Guest Poster: Gigi from KludgyMom.com
This week I welcome Gigi, a stay at home mom who parents, cooks and lives haphazardly! She blogs about it all at http://www.kludgymom.com
I love the delicate, spongy, low-fat goodness that is an angel food cake. Why not make a chocolate one? I tried making my first angel food cake this weekend (chocolate flavored) and I have to say…it turned out as good as any angel food cake I’ve had anywhere. As long as I have the massive amount of required eggs on hand, there’s absolutely no reason to buy one in a store anymore.

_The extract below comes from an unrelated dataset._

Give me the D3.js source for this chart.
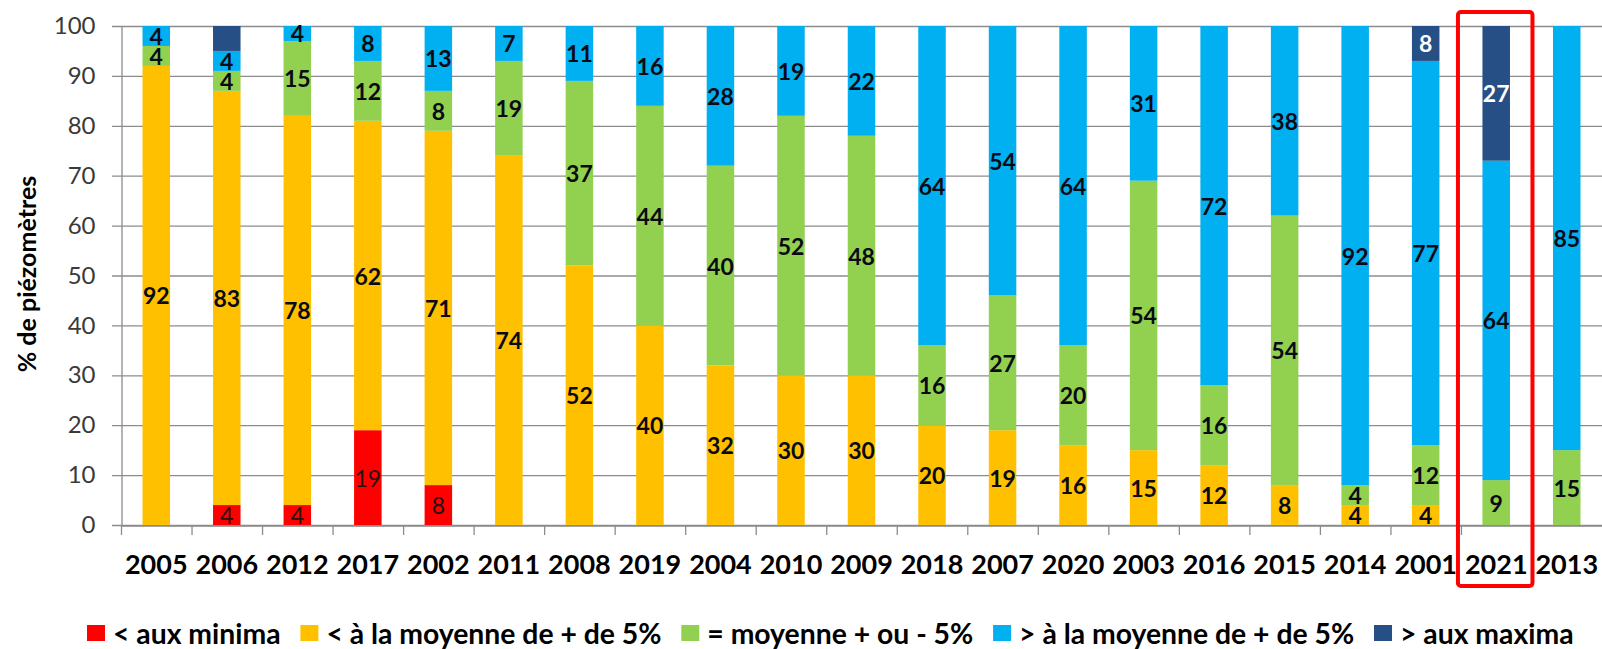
<!DOCTYPE html>
<html>
<head>
<meta charset="utf-8">
<script src="https://cdn.jsdelivr.net/npm/d3@7"></script>
<style>
  html, body { margin: 0; padding: 0; background: #fff; }
  svg { display: block; font-family: Lato, "Open Sans", sans-serif; }
</style>
</head>
<body>
<svg id="chart" width="1602" height="649"></svg>
<script>
// Years, ordered from driest to wettest situation
const years = ["2005","2006","2012","2017","2002","2011","2008","2019","2004","2010",
               "2009","2018","2007","2020","2003","2016","2015","2014","2001","2021","2013"];

// Share of piezometers (%) in each class, per year
const belowMinima   = [0, 4, 4, 19, 8, 0, 0, 0, 0, 0, 0, 0, 0, 0, 0, 0, 0, 0, 0, 0, 0];
const belowAverage  = [92, 83, 78, 62, 71, 74, 52, 40, 32, 30, 30, 20, 19, 16, 15, 12, 8, 4, 4, 0, 0];
const nearAverage   = [4, 4, 15, 12, 8, 19, 37, 44, 40, 52, 48, 16, 27, 20, 54, 16, 54, 4, 12, 9, 15];
const aboveAverage  = [4, 4, 4, 8, 13, 7, 11, 16, 28, 19, 22, 64, 54, 64, 31, 72, 38, 92, 77, 64, 85];
const aboveMaxima   = [0, 5, 0, 0, 0, 0, 0, 0, 0, 0, 0, 0, 0, 0, 0, 0, 0, 0, 8, 27, 0];

const seriesNames = ["< aux minima", "< à la moyenne de + de 5%", "= moyenne + ou - 5%",
                     "> à la moyenne de + de 5%", "> aux maxima"];
const seriesColors = ["#ff0000", "#ffc000", "#92d050", "#00b0f0", "#264f85"];
const yTicks = [0, 10, 20, 30, 40, 50, 60, 70, 80, 90, 100];
const highlightYear = "2021";
// segments drawn without a value label
const unlabeled = [["2006", 4]];

const seriesValues = [belowMinima, belowAverage, nearAverage, aboveAverage, aboveMaxima];
const keys = d3.range(seriesNames.length);
const rows = years.map((yr, i) => {
  const r = { year: yr };
  keys.forEach(k => r[k] = seriesValues[k][i]);
  return r;
});

const svg = d3.select("#chart");
const plotLeft = 121, plotRight = 1602, plotTop = 26, plotBottom = 525;

const x = d3.scaleBand().domain(years).range([plotLeft, plotRight]).padding(0);
const y = d3.scaleLinear().domain([0, 100]).range([plotBottom, plotTop]).clamp(true);
const step = x.step();
const barW = step * 0.39;
const barOff = (step - barW) / 2;

// horizontal gridlines
svg.append("g")
  .selectAll("line").data(yTicks).join("line")
  .attr("x1", plotLeft - 9).attr("x2", plotRight)
  .attr("y1", d => y(d) + 0.5).attr("y2", d => y(d) + 0.5)
  .attr("stroke", "#8c8c8c").attr("stroke-width", 1.3);

// y axis
const yAxis = svg.append("g").attr("transform", `translate(${plotLeft + 0.5},0)`)
  .call(d3.axisLeft(y).tickValues(yTicks).tickSize(0).tickPadding(26));
yAxis.select(".domain").attr("stroke", "#8c8c8c").attr("stroke-width", 1.3);
yAxis.selectAll("text").attr("font-size", 24).attr("fill", "#3a3a3a")
  .attr("font-family", "Lato, sans-serif");

// x axis
const xAxis = svg.append("g").attr("transform", `translate(0,${plotBottom + 0.5})`)
  .call(d3.axisBottom(x).tickSize(0).tickPadding(29));
xAxis.select(".domain").attr("stroke", "#8c8c8c").attr("stroke-width", 1.3);
xAxis.selectAll("text").attr("font-size", 27).attr("font-weight", "bold")
  .attr("fill", "#000").attr("font-family", "Lato, sans-serif");
// category separators below the axis
svg.append("g").selectAll("line").data(years).join("line")
  .attr("x1", d => x(d) + 0.5).attr("x2", d => x(d) + 0.5)
  .attr("y1", plotBottom).attr("y2", plotBottom + 10)
  .attr("stroke", "#8c8c8c").attr("stroke-width", 1.3);

// stacked bars
const stacked = d3.stack().keys(keys)(rows);
const layers = svg.append("g").selectAll("g").data(stacked).join("g")
  .attr("fill", d => seriesColors[d.key]);
layers.selectAll("rect").data(d => d).join("rect")
  .attr("x", d => x(d.data.year) + barOff)
  .attr("width", barW)
  .attr("y", d => y(d[1]))
  .attr("height", d => Math.max(0, y(d[0]) - y(d[1])));

// value labels
const labels = svg.append("g");
stacked.forEach(layer => {
  layer.forEach(d => {
    const v = d[1] - d[0];
    if (v <= 0) return;
    if (unlabeled.some(u => u[0] === d.data.year && u[1] === layer.key)) return;
    const k = layer.key;
    const t = labels.append("text")
      .attr("x", x(d.data.year) + step / 2)
      .attr("y", (y(d[0]) + y(d[1])) / 2)
      .attr("text-anchor", "middle")
      .attr("dominant-baseline", "central")
      .attr("font-size", 23)
      .text(v);
    if (k === 0) t.attr("fill", "#2a1010").attr("font-weight", "normal");
    else if (k === 4) t.attr("fill", "#ffffff").attr("font-weight", "bold");
    else t.attr("fill", "#0a0a14").attr("font-weight", "bold");
  });
});

// y axis title
svg.append("text")
  .attr("transform", "translate(26,274) rotate(-90)")
  .attr("text-anchor", "middle").attr("dominant-baseline", "central")
  .attr("font-size", 25).attr("font-weight", "bold").attr("fill", "#000")
  .text("% de piézomètres");

// highlight frame around the selected year
svg.append("rect")
  .attr("x", x(highlightYear) - 3)
  .attr("y", 12)
  .attr("width", step + 4)
  .attr("height", 574)
  .attr("rx", 3)
  .attr("fill", "none").attr("stroke", "#ff0000").attr("stroke-width", 4);

// legend, laid out in one row and fitted to the available width
const legend = svg.append("g");
const legX0 = 87, legX1 = 1598, legY = 633;
const items = legend.selectAll("g").data(keys).join("g");
items.append("rect").attr("width", 18).attr("height", 16)
  .attr("y", 1)
  .attr("fill", k => seriesColors[k]);
items.append("text").attr("x", 26).attr("y", 9)
  .attr("dominant-baseline", "central")
  .attr("font-size", 24).attr("font-weight", "bold").attr("fill", "#000")
  .text(k => seriesNames[k]);
function layoutLegend(fs) {
  items.select("text").attr("font-size", fs);
  const gap = fs * 0.7;
  let cx = legX0;
  items.each(function () {
    d3.select(this).attr("transform", `translate(${cx},${legY - 9})`);
    cx += 26 + this.querySelector("text").getComputedTextLength() + gap;
  });
  return cx - gap;
}
let fs = 24;
const w = layoutLegend(fs) - legX0;
fs = fs * (legX1 - legX0) / w;
layoutLegend(fs);
</script>
</body>
</html>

The one thing that took me by surprise in making this cake was how lonnnnnnnnnnnng it takes to beat the egg white and sugar mixture to get it the desired degree of stiffness. I served this with fresh whipped cream and strawberries. My son is an absolute cake addict, and he ate this faster than I’ve seen him eat any other cake – bar none.
(from Mark Bittman’s How To Cook Everything)
Chocolate Angel Food Cake Recipe
3/4 cup cake flour
1/4 cup unsweetened cocoa powder
1-1/2 cups sugar
9 egg whites
1/4 teaspoon salt
1 teaspoon cream of tartar
2 teaspoons vanilla extract
3/4 teaspoon almond extract
- Preheat the oven to 325F
- Sift together the flour, cocoa powder and 1/2 cup of the sugar.
- Beat the egg whites until foamy. Add the salt and cream of tartar and continue to beat until they hold soft peaks. Beat in the remaining sugar and extracts and continue to beat until the peaks become a little stiffer.
- Gradually and gently fold in the flour mixture, using a rubber spatula or your hand. Turn the batter into an un-greased 9- or 10- inch angel food cake pan and bake 45 minutes to 1 hour, until the cake is firm, resilient and nicely browned.
- Invert the cake onto a rack and let cool for about an hour. Cut carefully around the sides of the cake and remove. Cool completely before slicing with a serrated knife or pulling apart with two forks.